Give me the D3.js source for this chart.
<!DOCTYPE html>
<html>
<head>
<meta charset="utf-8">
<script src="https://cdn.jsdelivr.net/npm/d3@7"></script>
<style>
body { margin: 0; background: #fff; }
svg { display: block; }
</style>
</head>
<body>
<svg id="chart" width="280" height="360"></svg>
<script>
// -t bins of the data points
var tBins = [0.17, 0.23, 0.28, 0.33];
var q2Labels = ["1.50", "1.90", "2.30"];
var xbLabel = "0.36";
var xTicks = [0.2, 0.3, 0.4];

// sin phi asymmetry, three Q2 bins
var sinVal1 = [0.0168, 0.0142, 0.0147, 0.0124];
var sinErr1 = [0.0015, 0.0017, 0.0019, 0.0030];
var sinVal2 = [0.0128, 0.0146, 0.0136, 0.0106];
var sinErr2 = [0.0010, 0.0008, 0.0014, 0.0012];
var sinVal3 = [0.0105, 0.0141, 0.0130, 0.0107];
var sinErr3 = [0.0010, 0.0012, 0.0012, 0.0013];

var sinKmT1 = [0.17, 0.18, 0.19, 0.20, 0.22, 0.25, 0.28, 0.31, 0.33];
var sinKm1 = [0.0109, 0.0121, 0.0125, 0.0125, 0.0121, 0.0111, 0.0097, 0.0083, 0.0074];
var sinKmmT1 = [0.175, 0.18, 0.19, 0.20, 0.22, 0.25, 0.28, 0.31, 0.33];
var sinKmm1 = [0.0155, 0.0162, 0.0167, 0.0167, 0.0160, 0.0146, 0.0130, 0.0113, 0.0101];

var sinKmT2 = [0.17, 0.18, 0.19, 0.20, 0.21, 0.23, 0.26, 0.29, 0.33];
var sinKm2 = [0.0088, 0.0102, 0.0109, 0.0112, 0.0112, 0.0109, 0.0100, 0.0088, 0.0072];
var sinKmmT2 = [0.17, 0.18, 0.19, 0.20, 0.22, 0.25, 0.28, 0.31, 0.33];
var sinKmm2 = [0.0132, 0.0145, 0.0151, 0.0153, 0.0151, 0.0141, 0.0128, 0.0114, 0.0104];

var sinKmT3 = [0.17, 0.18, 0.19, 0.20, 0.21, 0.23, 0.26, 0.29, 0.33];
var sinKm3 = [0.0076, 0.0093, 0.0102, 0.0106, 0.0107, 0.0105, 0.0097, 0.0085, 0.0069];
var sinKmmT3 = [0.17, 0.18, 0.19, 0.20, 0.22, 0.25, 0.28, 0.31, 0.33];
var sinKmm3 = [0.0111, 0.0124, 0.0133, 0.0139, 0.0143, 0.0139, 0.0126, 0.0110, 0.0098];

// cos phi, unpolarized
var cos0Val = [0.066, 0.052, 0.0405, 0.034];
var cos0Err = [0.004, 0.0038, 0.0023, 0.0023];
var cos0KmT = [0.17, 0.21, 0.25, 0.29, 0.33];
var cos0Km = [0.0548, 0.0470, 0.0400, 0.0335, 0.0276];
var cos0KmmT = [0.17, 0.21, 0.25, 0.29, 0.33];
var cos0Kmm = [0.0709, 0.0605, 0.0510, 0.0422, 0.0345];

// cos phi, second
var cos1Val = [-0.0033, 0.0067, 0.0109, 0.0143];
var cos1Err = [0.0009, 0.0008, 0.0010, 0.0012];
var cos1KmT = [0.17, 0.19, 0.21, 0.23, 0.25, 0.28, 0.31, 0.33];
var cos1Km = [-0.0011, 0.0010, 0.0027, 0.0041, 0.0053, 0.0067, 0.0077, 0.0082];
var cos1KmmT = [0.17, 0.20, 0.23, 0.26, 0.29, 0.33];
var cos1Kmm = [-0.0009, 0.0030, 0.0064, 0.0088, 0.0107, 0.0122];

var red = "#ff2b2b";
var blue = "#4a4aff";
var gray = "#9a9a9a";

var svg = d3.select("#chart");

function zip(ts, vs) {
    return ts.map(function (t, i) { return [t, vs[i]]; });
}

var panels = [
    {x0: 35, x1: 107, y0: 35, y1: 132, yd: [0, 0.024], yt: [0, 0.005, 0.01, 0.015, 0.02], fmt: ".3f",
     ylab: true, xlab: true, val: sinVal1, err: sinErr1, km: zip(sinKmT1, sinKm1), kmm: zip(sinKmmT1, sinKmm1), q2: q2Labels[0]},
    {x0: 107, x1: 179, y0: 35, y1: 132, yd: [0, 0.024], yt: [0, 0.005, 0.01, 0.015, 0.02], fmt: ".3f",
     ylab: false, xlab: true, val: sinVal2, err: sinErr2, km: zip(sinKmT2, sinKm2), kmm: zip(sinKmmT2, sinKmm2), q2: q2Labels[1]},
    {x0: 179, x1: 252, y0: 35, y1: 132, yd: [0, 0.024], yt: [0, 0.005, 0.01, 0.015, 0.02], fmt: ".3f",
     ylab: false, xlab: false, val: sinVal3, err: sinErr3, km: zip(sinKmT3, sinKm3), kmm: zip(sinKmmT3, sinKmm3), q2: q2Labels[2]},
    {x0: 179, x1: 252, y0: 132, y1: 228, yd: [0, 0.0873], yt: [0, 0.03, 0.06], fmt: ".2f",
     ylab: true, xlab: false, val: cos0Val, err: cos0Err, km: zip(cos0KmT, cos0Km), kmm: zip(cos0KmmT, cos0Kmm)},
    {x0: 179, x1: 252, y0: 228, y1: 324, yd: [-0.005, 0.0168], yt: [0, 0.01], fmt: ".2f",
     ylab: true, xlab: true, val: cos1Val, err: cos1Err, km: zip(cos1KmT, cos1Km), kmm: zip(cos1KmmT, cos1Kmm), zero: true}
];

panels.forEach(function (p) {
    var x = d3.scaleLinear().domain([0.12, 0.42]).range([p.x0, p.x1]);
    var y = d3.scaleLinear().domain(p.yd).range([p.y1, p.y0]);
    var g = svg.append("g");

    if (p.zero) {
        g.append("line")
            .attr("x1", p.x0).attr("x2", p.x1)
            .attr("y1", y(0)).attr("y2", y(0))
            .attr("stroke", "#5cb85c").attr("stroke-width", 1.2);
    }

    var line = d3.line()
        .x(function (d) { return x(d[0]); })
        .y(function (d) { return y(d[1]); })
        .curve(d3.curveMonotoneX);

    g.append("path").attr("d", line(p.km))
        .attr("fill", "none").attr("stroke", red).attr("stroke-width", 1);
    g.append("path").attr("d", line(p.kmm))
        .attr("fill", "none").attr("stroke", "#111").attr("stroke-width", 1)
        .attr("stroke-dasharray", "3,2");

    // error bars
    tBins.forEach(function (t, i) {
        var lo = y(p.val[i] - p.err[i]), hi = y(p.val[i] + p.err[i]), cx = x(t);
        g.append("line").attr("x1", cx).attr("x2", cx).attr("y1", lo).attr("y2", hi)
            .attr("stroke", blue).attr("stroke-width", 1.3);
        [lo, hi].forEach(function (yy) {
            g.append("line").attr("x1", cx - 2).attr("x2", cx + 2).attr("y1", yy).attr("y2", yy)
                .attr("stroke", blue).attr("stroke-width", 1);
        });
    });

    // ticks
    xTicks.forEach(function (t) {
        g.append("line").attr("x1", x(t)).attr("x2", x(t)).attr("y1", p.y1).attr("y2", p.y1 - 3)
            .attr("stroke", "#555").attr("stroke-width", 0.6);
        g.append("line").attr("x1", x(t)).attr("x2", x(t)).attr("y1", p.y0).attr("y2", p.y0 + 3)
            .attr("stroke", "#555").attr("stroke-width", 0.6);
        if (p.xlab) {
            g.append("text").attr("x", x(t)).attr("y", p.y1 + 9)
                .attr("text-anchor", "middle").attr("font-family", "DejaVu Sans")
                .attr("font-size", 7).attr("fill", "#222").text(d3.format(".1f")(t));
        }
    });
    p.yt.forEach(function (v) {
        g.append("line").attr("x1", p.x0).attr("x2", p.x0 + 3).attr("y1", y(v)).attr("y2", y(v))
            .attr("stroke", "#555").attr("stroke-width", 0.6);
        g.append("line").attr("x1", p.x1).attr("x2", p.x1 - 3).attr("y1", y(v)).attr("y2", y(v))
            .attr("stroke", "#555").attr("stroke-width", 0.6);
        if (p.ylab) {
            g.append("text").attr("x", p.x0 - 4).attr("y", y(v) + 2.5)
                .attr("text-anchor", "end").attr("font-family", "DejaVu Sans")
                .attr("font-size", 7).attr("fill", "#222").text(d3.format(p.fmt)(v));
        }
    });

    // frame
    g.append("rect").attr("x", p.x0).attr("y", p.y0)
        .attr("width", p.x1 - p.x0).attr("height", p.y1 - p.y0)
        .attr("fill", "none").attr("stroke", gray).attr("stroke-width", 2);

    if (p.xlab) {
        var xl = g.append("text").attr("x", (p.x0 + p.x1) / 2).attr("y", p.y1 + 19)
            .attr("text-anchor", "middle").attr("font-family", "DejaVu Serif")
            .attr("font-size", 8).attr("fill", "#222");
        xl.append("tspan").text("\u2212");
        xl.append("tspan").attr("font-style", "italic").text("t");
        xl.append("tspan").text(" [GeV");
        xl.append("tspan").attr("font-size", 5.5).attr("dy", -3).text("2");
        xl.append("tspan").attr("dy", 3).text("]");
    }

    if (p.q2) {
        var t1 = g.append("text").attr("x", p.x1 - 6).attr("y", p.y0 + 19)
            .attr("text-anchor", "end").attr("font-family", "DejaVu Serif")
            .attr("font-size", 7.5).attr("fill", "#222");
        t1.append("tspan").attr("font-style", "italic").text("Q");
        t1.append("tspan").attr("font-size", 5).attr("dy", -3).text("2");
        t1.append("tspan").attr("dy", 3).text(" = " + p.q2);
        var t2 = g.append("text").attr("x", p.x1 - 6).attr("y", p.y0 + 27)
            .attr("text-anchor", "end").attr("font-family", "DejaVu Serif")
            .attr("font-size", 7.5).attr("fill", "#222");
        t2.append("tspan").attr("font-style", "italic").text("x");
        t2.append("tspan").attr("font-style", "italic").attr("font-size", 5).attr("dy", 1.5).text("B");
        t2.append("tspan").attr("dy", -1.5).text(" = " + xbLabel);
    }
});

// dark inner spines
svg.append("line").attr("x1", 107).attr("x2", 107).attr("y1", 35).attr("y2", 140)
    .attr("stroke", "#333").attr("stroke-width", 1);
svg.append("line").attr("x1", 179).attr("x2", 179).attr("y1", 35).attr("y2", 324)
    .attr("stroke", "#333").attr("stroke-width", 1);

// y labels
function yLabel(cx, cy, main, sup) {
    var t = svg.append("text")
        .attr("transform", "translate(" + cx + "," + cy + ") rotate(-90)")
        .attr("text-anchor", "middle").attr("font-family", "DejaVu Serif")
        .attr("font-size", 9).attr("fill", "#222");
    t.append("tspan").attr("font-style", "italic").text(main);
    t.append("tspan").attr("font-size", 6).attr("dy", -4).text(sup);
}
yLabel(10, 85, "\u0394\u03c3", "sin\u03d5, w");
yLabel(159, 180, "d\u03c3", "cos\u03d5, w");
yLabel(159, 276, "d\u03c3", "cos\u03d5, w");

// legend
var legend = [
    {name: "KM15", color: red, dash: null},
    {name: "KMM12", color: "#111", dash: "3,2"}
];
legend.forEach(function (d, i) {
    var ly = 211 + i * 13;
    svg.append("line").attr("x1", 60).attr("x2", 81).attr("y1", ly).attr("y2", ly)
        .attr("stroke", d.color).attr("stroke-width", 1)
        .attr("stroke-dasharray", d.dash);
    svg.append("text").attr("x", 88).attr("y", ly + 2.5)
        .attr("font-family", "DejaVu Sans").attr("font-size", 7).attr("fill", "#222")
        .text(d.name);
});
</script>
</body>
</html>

**OBJECTIVE**. Emit, unaltered, the lines from the top of the listing down through the line that holds "var xTicks = [0.2, 0.3, 0.4];"; emit nothing else.

**FULL OUTPUT**.
Give me the D3.js source for this chart.
<!DOCTYPE html>
<html>
<head>
<meta charset="utf-8">
<script src="https://cdn.jsdelivr.net/npm/d3@7"></script>
<style>
body { margin: 0; background: #fff; }
svg { display: block; }
</style>
</head>
<body>
<svg id="chart" width="280" height="360"></svg>
<script>
// -t bins of the data points
var tBins = [0.17, 0.23, 0.28, 0.33];
var q2Labels = ["1.50", "1.90", "2.30"];
var xbLabel = "0.36";
var xTicks = [0.2, 0.3, 0.4];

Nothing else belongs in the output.